An EDL costs $30 over and above your driver’s licence, $50 for the non-driver version, and you renew normally every 5 years. A Canadian passport on the other hand is $120 for 5 years or $160 for 10 years. So in 10 years you would spend $60 on an EDL and $160 on a passport. The passport obviously costs more, but it is a document that allows you to do more in the long run. I’m not sure why we spent $14-million to save 18,821 people a hundred bucks each, we should have just cut them a cheque if we were being realistic.

This brings me to another point. If the Government of Manitoba wanted to make travel documents cheaper for Manitobans, they should have just looked at subsidizing passports. Now that we have the option for a 10-year passport, the province could subsidize the 10-year option by $30 bringing it down to $130, which is only $10 more that the five year. Convince the federal government to toss in a another $10 and 10-year passports for Manitobans would be the document of choice.

Assuming that 10% of passport holders would apply of renew each year, that works out to about 69,440 Manitobans per year getting a Canadian Passport.
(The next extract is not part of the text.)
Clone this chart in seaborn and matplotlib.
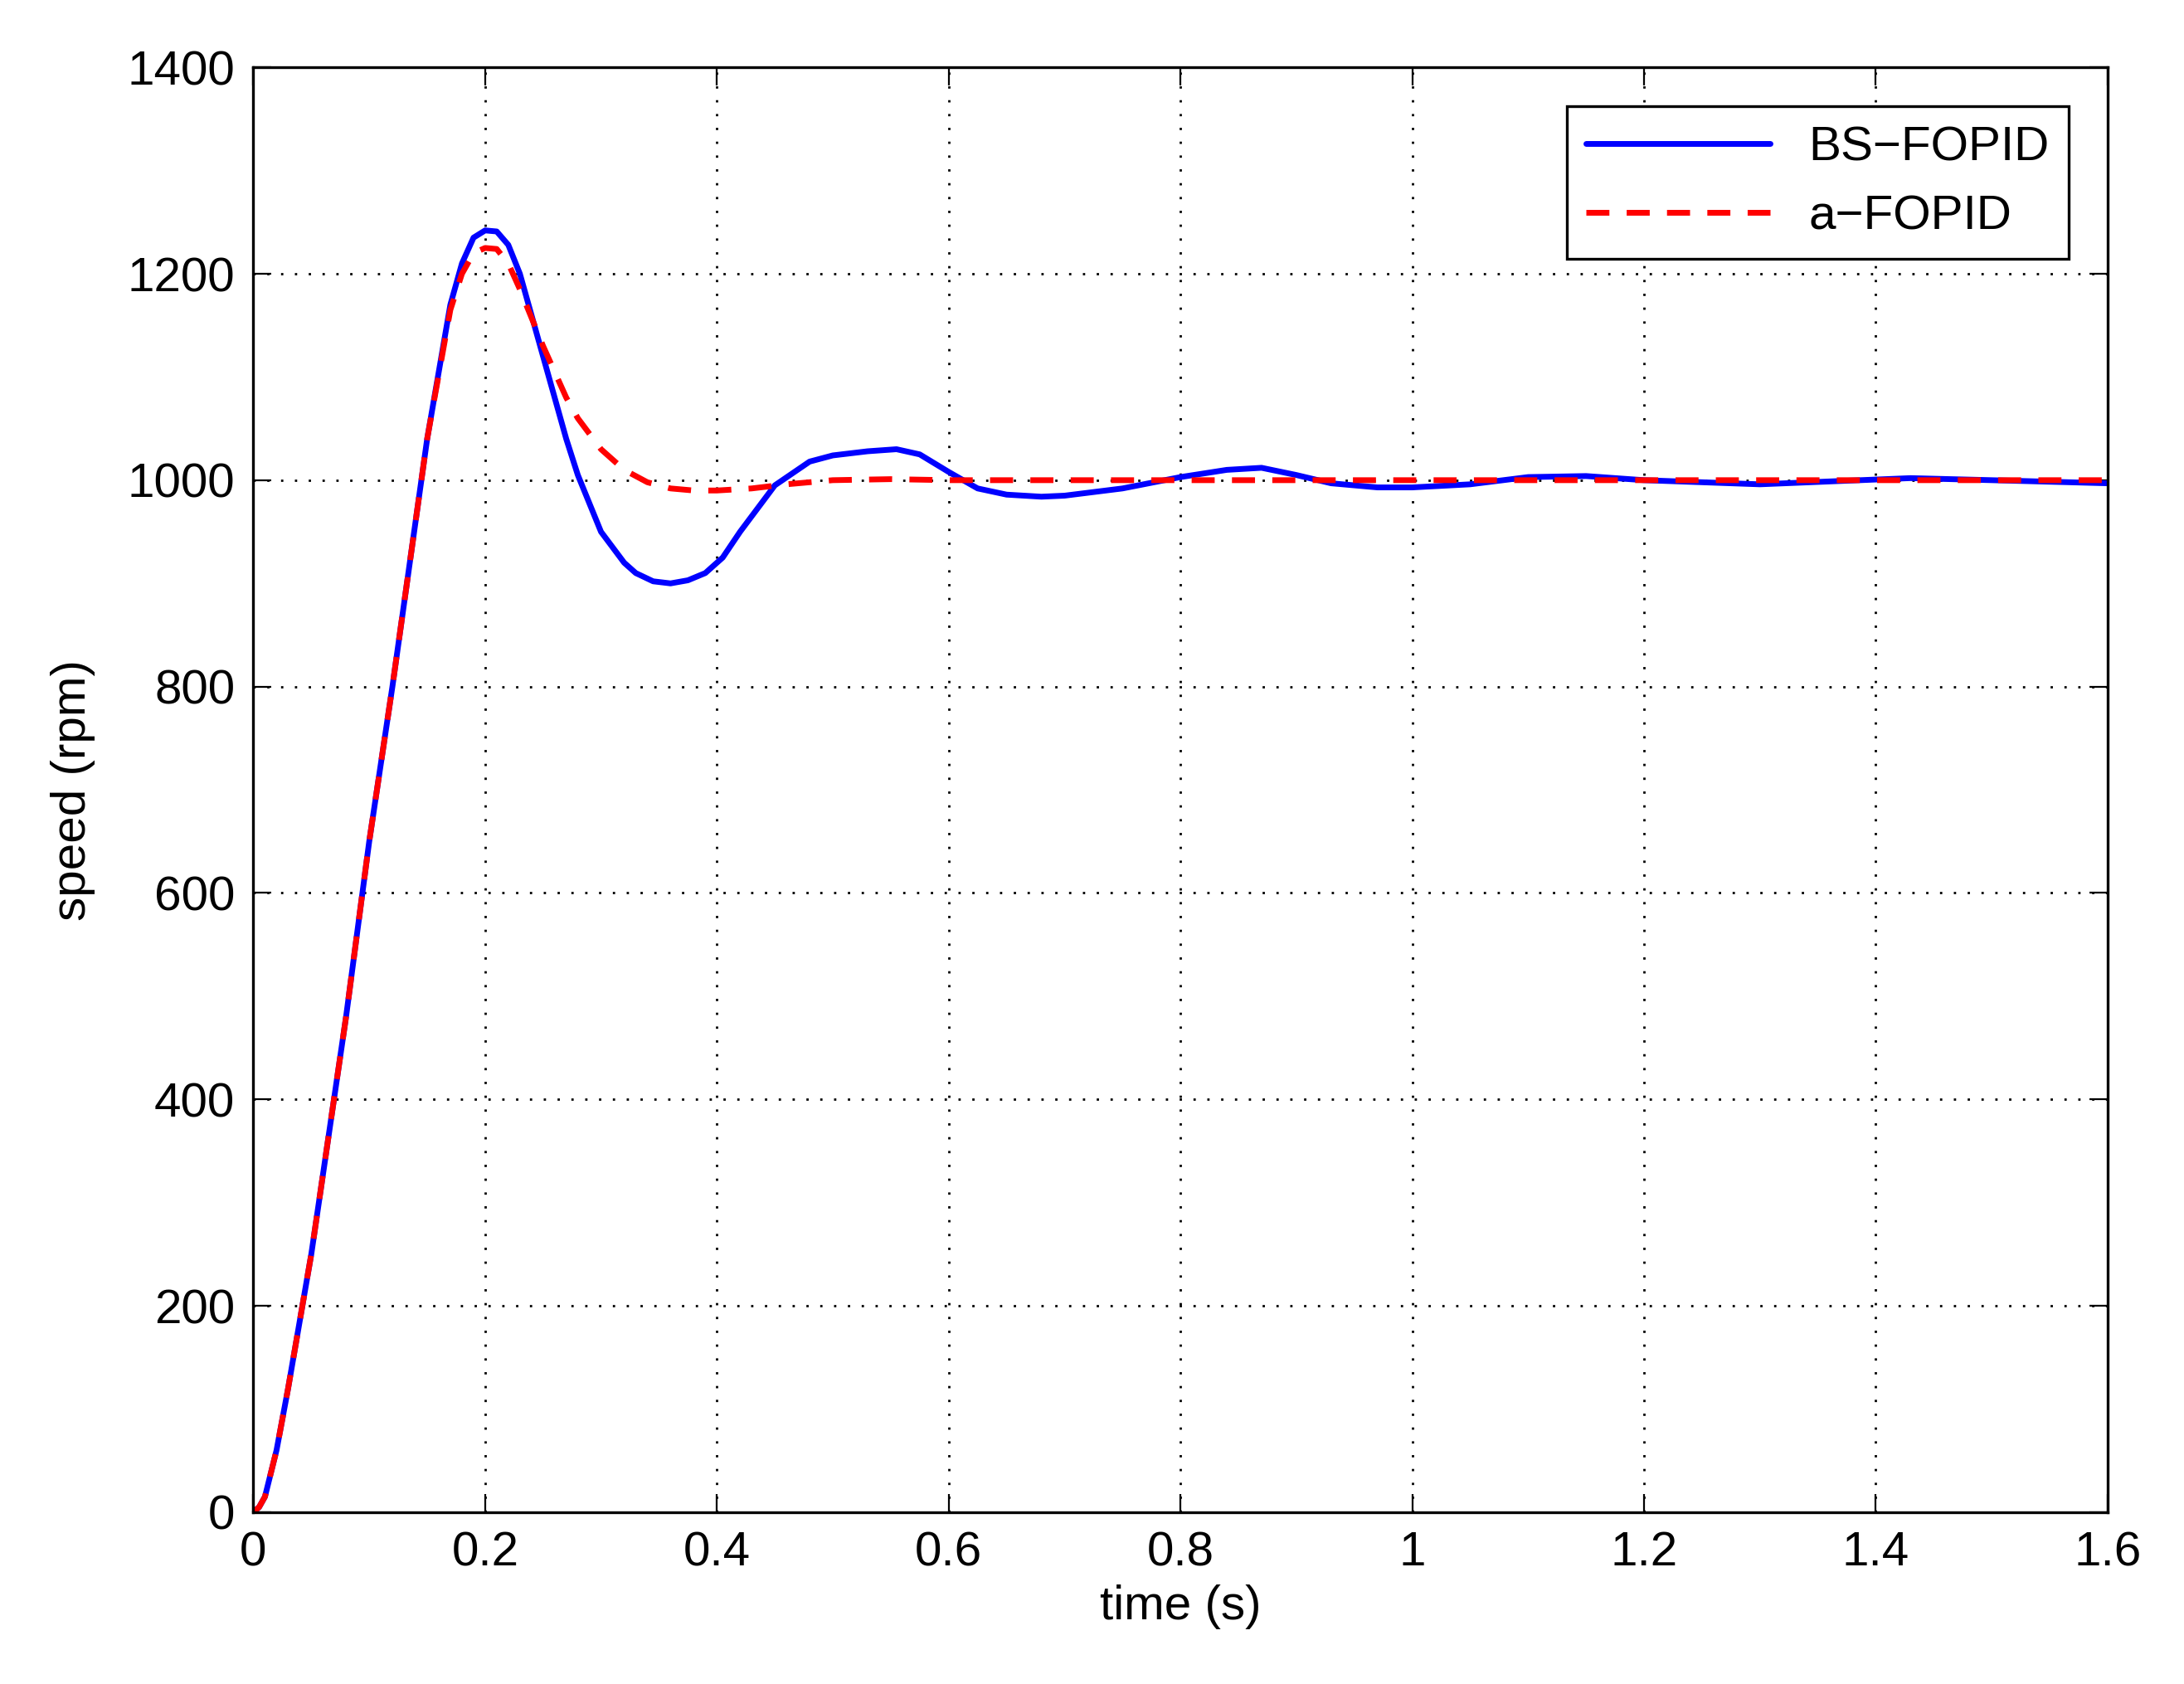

At a subsidy of $30 per person, the cost of the program would have been just over $2-million per year. That’s seven years of a program for the same cost that would have benefitted 36 times more citizens of the province.

The EDL program just wasn’t thought out.


As an aside, another thing I find annoying is how you go about the process of getting a photo for your passport. It seems ludicrous to me that I have to go get a private photo, have it certified by a guarantor, and then send it in. In 2014 when every province has photo driver’s licences, why do you not have them pull your latest provincial photo onto your passport. This seems like a simple cost-saving, cost-sharing solution between the levels of government.